One man told me that when he see girlfriend making plans with friends, arranging trips to museums and the theatre it makes him upset. This left him feeling uncared for and that others got the best of her and he’s only left with the scraps. He felt bereft because his narrative became one that said, “I’m at the bottom of the pile” and expressed feelings of not being valued and felt that his partner didn’t have fun with him.

This idea that fun lives outside the relationship is unfortunate and can be problematical. Living with this feeling can devalue the relationship, leaving couples feeling as if they have little between them. The good news is that when couples recall the fun they had together when they first started dating then they start to remember the feelings they had towards one another, feelings that can feel lost after time.

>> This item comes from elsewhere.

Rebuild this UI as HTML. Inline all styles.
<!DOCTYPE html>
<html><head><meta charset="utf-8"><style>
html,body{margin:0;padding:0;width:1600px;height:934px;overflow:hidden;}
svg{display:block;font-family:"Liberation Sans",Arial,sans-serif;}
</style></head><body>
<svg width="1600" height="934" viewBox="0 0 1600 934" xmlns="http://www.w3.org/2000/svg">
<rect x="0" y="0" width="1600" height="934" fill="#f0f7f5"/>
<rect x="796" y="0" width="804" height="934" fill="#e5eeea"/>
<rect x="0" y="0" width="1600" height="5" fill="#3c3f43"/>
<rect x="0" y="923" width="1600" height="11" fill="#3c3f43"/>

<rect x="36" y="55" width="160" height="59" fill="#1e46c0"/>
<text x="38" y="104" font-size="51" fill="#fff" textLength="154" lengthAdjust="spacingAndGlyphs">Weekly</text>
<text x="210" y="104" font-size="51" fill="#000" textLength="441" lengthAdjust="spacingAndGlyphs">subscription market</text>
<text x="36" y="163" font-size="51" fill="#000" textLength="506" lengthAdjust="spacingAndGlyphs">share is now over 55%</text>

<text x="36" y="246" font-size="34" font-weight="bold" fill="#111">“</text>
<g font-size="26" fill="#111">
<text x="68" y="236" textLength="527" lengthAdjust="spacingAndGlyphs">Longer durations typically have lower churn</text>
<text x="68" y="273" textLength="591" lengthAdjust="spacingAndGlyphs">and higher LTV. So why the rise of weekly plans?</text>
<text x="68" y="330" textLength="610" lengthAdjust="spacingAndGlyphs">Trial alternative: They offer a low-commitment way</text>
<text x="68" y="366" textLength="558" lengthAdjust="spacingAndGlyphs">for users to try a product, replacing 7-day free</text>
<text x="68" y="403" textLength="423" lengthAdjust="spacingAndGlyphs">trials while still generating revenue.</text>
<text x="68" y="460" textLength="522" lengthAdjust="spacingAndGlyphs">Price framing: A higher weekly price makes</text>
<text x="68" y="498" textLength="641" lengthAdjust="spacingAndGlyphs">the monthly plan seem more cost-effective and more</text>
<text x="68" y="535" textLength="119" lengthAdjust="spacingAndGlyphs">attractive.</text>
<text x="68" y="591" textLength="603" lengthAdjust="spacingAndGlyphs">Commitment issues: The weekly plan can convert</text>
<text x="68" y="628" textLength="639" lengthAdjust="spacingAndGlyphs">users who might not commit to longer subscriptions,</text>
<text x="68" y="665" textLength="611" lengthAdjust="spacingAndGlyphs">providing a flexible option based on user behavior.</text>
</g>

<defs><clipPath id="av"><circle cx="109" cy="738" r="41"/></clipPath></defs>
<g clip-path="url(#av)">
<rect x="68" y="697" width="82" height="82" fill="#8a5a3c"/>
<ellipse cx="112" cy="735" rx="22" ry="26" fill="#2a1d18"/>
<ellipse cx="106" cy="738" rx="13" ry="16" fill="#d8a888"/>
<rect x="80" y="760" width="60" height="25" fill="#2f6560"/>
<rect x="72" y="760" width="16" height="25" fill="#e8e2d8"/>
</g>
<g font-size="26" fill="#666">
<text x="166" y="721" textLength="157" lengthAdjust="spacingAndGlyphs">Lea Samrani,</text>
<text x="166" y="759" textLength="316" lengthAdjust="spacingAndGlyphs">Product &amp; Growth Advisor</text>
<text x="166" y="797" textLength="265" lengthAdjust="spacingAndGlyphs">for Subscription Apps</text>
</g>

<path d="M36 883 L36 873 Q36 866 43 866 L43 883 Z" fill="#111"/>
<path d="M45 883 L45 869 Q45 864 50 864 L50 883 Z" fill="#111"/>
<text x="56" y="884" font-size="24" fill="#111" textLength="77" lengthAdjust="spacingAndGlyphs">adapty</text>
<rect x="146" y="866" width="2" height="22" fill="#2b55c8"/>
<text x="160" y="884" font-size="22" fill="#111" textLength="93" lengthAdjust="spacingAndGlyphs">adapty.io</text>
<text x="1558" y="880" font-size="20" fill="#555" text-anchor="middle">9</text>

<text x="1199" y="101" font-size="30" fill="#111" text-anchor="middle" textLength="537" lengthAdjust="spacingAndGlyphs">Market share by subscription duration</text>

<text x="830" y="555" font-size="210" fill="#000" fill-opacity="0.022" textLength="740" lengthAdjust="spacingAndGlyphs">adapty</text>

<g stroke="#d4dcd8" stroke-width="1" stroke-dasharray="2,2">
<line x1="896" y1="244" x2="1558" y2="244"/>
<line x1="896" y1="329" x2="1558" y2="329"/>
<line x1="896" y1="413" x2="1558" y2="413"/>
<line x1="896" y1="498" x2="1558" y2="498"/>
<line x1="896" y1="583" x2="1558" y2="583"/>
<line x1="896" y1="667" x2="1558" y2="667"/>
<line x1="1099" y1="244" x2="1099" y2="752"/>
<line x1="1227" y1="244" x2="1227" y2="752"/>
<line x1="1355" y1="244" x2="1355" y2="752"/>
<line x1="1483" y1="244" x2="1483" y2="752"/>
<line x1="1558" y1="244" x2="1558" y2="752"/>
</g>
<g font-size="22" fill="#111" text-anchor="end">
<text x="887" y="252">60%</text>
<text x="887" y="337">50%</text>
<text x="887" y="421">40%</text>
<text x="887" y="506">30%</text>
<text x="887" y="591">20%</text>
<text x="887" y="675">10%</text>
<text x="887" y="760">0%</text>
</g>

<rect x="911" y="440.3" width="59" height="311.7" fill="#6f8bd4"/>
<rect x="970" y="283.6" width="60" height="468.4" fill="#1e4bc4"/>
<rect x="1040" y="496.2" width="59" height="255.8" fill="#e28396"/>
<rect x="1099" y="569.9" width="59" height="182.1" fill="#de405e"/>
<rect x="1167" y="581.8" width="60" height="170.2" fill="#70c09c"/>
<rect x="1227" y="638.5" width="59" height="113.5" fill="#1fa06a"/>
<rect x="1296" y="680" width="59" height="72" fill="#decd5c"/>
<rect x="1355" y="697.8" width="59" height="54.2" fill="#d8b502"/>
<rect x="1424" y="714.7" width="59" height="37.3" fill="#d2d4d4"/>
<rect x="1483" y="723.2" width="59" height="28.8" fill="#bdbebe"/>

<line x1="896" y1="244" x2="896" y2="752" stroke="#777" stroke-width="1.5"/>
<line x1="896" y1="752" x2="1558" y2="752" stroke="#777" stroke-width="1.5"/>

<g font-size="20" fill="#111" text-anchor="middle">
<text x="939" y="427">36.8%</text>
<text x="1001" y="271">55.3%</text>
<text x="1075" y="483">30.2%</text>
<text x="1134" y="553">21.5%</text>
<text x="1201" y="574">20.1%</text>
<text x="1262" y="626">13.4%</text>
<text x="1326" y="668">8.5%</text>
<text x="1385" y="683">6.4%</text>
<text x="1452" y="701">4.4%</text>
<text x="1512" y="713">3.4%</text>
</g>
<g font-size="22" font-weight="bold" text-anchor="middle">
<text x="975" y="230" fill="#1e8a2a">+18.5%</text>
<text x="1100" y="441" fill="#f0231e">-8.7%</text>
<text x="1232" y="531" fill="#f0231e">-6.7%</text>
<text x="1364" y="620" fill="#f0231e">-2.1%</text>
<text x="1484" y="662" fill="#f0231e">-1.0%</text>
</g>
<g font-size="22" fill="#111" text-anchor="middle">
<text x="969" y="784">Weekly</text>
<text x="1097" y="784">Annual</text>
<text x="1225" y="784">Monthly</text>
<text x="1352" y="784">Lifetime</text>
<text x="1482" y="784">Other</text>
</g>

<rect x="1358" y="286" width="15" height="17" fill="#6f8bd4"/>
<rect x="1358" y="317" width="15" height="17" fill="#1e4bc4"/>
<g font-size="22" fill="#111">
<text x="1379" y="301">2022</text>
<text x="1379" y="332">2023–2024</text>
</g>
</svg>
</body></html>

Couples may not want to go clubbing any longer but they can remember what it was like when they did. From there, adjusting to ones lifestyle and age, and finding new things to do with each other can hit that sweet spot. Going to dinner, working out together or going to a new exhibition… it doesn’t’ matter. What matters is learning to spend time together outside the couple’s everyday existence.

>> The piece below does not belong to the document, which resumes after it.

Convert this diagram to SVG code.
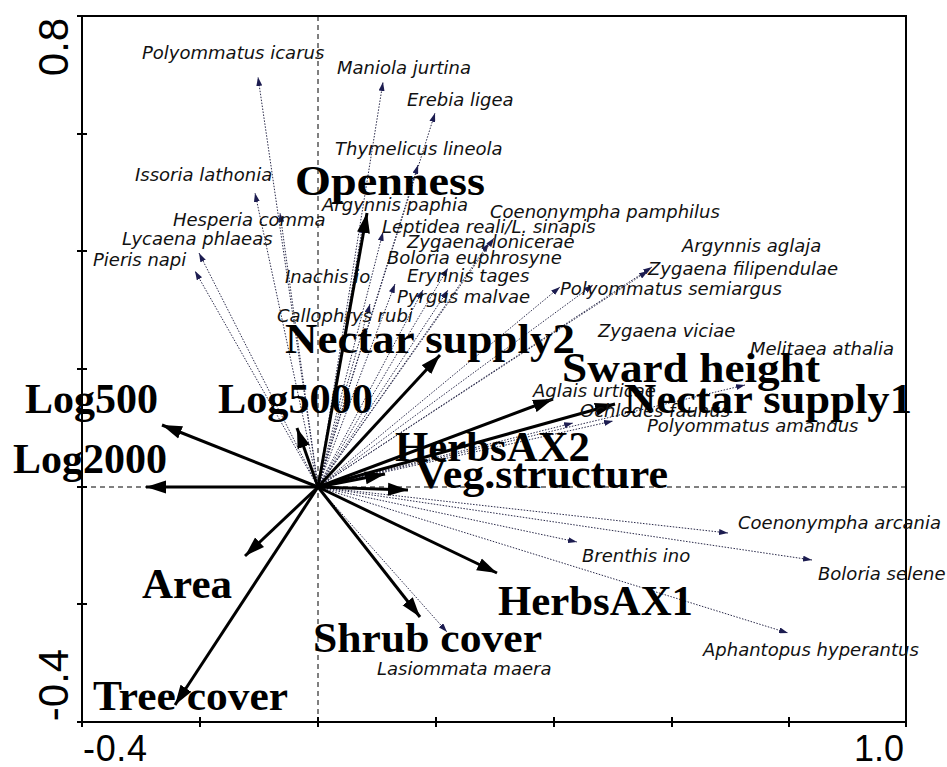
<svg xmlns="http://www.w3.org/2000/svg" width="947" height="767" viewBox="0 0 947 767">
<style>
.sp{font-family:"DejaVu Sans","Liberation Sans",sans-serif;font-style:italic;font-size:18px;fill:#111}
.env{font-family:"Liberation Serif","DejaVu Serif",serif;font-weight:bold;font-size:42px;fill:#000}
.tick{font-family:"Liberation Sans",Arial,sans-serif;font-size:36px;fill:#000}
.sa{stroke:#2a2a4a;stroke-width:1;stroke-dasharray:1.5 1.5;fill:none;marker-end:url(#sm)}
.ea{stroke:#000;stroke-width:3;fill:none;marker-end:url(#bg)}
.zero{stroke:#000;stroke-width:1;stroke-dasharray:5 4;fill:none}
.ax{stroke:#000;stroke-width:2;fill:none}
</style>
<defs>
<marker id="bg" markerUnits="userSpaceOnUse" markerWidth="20" markerHeight="14" refX="20" refY="7" orient="auto"><path d="M0,0.5 L20,7 L0,13.5 z" fill="#000"/></marker>
<marker id="sm" markerUnits="userSpaceOnUse" markerWidth="9" markerHeight="6" refX="9" refY="3" orient="auto"><path d="M0,0 L9,3 L0,6 z" fill="#1c1c50"/></marker>
</defs>
<rect width="947" height="767" fill="#fff"/>
<g id="axes">
<line class="zero" x1="318" y1="16" x2="318" y2="722"/>
<line class="zero" x1="82" y1="487" x2="906" y2="487"/>
<rect class="ax" x="82" y="16" width="824" height="706"/>
<path class="ax" d="M77,16H87M77,134H87M77,251H87M77,369H87M77,487H87M77,604H87M77,722H87M82,717V727M200,717V727M318,717V727M436,717V727M554,717V727M672,717V727M789,717V727M906,717V727"/>
<text class="tick" x="83" y="761" textLength="64">-0.4</text>
<text class="tick" x="904" y="761" text-anchor="end">1.0</text>
<text class="tick" transform="translate(68,47) rotate(-90)" text-anchor="middle" style="font-size:42px">0.8</text>
<text class="tick" transform="translate(68,685) rotate(-90)" text-anchor="middle" style="font-size:42px">-0.4</text>
</g>
<g id="connectors">
<line class="sa" x1="318" y1="487" x2="258" y2="77"/>
<line class="sa" x1="318" y1="487" x2="383" y2="82"/>
<line class="sa" x1="318" y1="487" x2="435" y2="113"/>
<line class="sa" x1="318" y1="487" x2="418" y2="165"/>
<line class="sa" x1="318" y1="487" x2="255" y2="193"/>
<line class="sa" x1="318" y1="487" x2="280" y2="213"/>
<line class="sa" x1="318" y1="487" x2="199" y2="253"/>
<line class="sa" x1="318" y1="487" x2="195" y2="271"/>
<line class="sa" x1="318" y1="487" x2="363" y2="224"/>
<line class="sa" x1="318" y1="487" x2="383" y2="232"/>
<line class="sa" x1="318" y1="487" x2="489" y2="243"/>
<line class="sa" x1="318" y1="487" x2="494" y2="238"/>
<line class="sa" x1="318" y1="487" x2="448" y2="268"/>
<line class="sa" x1="318" y1="487" x2="423" y2="290"/>
<line class="sa" x1="318" y1="487" x2="448" y2="290"/>
<line class="sa" x1="318" y1="487" x2="395" y2="284"/>
<line class="sa" x1="318" y1="487" x2="370" y2="304"/>
<line class="sa" x1="318" y1="487" x2="652" y2="267"/>
<line class="sa" x1="318" y1="487" x2="648" y2="271"/>
<line class="sa" x1="318" y1="487" x2="560" y2="287"/>
<line class="sa" x1="318" y1="487" x2="593" y2="285"/>
<line class="sa" x1="318" y1="487" x2="745" y2="385"/>
<line class="sa" x1="318" y1="487" x2="548" y2="401"/>
<line class="sa" x1="318" y1="487" x2="573" y2="423"/>
<line class="sa" x1="318" y1="487" x2="613" y2="421"/>
<line class="sa" x1="318" y1="487" x2="728" y2="533"/>
<line class="sa" x1="318" y1="487" x2="577" y2="542"/>
<line class="sa" x1="318" y1="487" x2="812" y2="560"/>
<line class="sa" x1="318" y1="487" x2="788" y2="633"/>
<line class="sa" x1="318" y1="487" x2="447" y2="632"/>
<line class="ea" x1="318" y1="487" x2="367" y2="213"/>
<line class="ea" x1="318" y1="487" x2="440" y2="355"/>
<line class="ea" x1="318" y1="487" x2="553" y2="399"/>
<line class="ea" x1="318" y1="487" x2="615" y2="404"/>
<line class="ea" x1="318" y1="487" x2="385" y2="474"/>
<line class="ea" x1="318" y1="487" x2="408" y2="490"/>
<line class="ea" x1="318" y1="487" x2="297" y2="428"/>
<line class="ea" x1="318" y1="487" x2="162" y2="425"/>
<line class="ea" x1="318" y1="487" x2="146" y2="487"/>
<line class="ea" x1="318" y1="487" x2="245" y2="556"/>
<line class="ea" x1="318" y1="487" x2="175" y2="705"/>
<line class="ea" x1="318" y1="487" x2="420" y2="617"/>
<line class="ea" x1="318" y1="487" x2="497" y2="573"/>
</g>
<g id="polyommatus-icarus"><text class="sp" x="142" y="59">Polyommatus icarus</text></g>
<g id="maniola-jurtina"><text class="sp" x="337" y="74">Maniola jurtina</text></g>
<g id="erebia-ligea"><text class="sp" x="407" y="106">Erebia ligea</text></g>
<g id="thymelicus-lineola"><text class="sp" x="335" y="155">Thymelicus lineola</text></g>
<g id="issoria-lathonia"><text class="sp" x="135" y="181">Issoria lathonia</text></g>
<g id="hesperia-comma"><text class="sp" x="173" y="226">Hesperia comma</text></g>
<g id="lycaena-phlaeas"><text class="sp" x="122" y="245">Lycaena phlaeas</text></g>
<g id="pieris-napi"><text class="sp" x="93" y="266">Pieris napi</text></g>
<g id="argynnis-paphia"><text class="sp" x="322" y="211">Argynnis paphia</text></g>
<g id="leptidea"><text class="sp" x="382" y="233">Leptidea reali/L. sinapis</text></g>
<g id="zygaena-lonicerae"><text class="sp" x="407" y="248">Zygaena lonicerae</text></g>
<g id="coenonympha-pamphilus"><text class="sp" x="490" y="218">Coenonympha pamphilus</text></g>
<g id="boloria-euphrosyne"><text class="sp" x="387" y="264">Boloria euphrosyne</text></g>
<g id="erynnis-tages"><text class="sp" x="407" y="282">Erynnis tages</text></g>
<g id="pyrgus-malvae"><text class="sp" x="397" y="303">Pyrgus malvae</text></g>
<g id="inachis-io"><text class="sp" x="285" y="283">Inachis io</text></g>
<g id="callophrys-rubi"><text class="sp" x="277" y="322">Callophrys rubi</text></g>
<g id="argynnis-aglaja"><text class="sp" x="682" y="252">Argynnis aglaja</text></g>
<g id="zygaena-filipendulae"><text class="sp" x="648" y="275">Zygaena filipendulae</text></g>
<g id="polyommatus-semiargus"><text class="sp" x="560" y="295">Polyommatus semiargus</text></g>
<g id="zygaena-viciae"><text class="sp" x="598" y="337">Zygaena viciae</text></g>
<g id="melitaea-athalia"><text class="sp" x="750" y="355">Melitaea athalia</text></g>
<g id="aglais-urticae"><text class="sp" x="533" y="397">Aglais urticae</text></g>
<g id="ochlodes-faunus"><text class="sp" x="580" y="417">Ochlodes faunus</text></g>
<g id="polyommatus-amandus"><text class="sp" x="647" y="432">Polyommatus amandus</text></g>
<g id="coenonympha-arcania"><text class="sp" x="738" y="529">Coenonympha arcania</text></g>
<g id="brenthis-ino"><text class="sp" x="582" y="562">Brenthis ino</text></g>
<g id="boloria-selene"><text class="sp" x="818" y="580">Boloria selene</text></g>
<g id="aphantopus-hyperantus"><text class="sp" x="703" y="656">Aphantopus hyperantus</text></g>
<g id="lasiommata-maera"><text class="sp" x="377" y="675">Lasiommata maera</text></g>
<g id="openness"><text class="env" x="295" y="195" textLength="190" lengthAdjust="spacingAndGlyphs">Openness</text></g>
<g id="nectar-supply2"><text class="env" x="285" y="353" textLength="290" lengthAdjust="spacingAndGlyphs">Nectar supply2</text></g>
<g id="sward-height"><text class="env" x="562" y="382" textLength="258" lengthAdjust="spacingAndGlyphs">Sward height</text></g>
<g id="nectar-supply1"><text class="env" x="624" y="413" textLength="288" lengthAdjust="spacingAndGlyphs">Nectar supply1</text></g>
<g id="log500"><text class="env" x="25" y="413" textLength="133" lengthAdjust="spacingAndGlyphs">Log500</text></g>
<g id="log5000"><text class="env" x="218" y="413" textLength="155" lengthAdjust="spacingAndGlyphs">Log5000</text></g>
<g id="log2000"><text class="env" x="13" y="473" textLength="154" lengthAdjust="spacingAndGlyphs">Log2000</text></g>
<g id="herbsax2"><text class="env" x="395" y="461" textLength="195" lengthAdjust="spacingAndGlyphs">HerbsAX2</text></g>
<g id="veg-structure"><text class="env" x="415" y="488" textLength="253" lengthAdjust="spacingAndGlyphs">Veg.structure</text></g>
<g id="area"><text class="env" x="142" y="598" textLength="90" lengthAdjust="spacingAndGlyphs">Area</text></g>
<g id="tree-cover"><text class="env" x="93" y="710" textLength="195" lengthAdjust="spacingAndGlyphs">Tree cover</text></g>
<g id="shrub-cover"><text class="env" x="313" y="652" textLength="229" lengthAdjust="spacingAndGlyphs">Shrub cover</text></g>
<g id="herbsax1"><text class="env" x="498" y="615" textLength="195" lengthAdjust="spacingAndGlyphs">HerbsAX1</text></g>
</svg>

Changing the dynamics and the patterns between couples can transform the relationship substantially. A couple I’ve been seeing, who have had some extremely difficult feelings towards one another, recently had this transformative experience. The husband arranged for their four children to be looked after and told his wife that they were spending the day together. This surprising act of reaching out reminded both of them that they had plenty to talk about and that they still knew how to enjoy one another. I noticed the tension between them that once hung over our sessions had vanished, to be replaced by a softer and happier couple.
It told me two things: that couples need to spend more time together and that it really doesn’t take much to do this. The New Year is coming; these small changes can make a huge difference.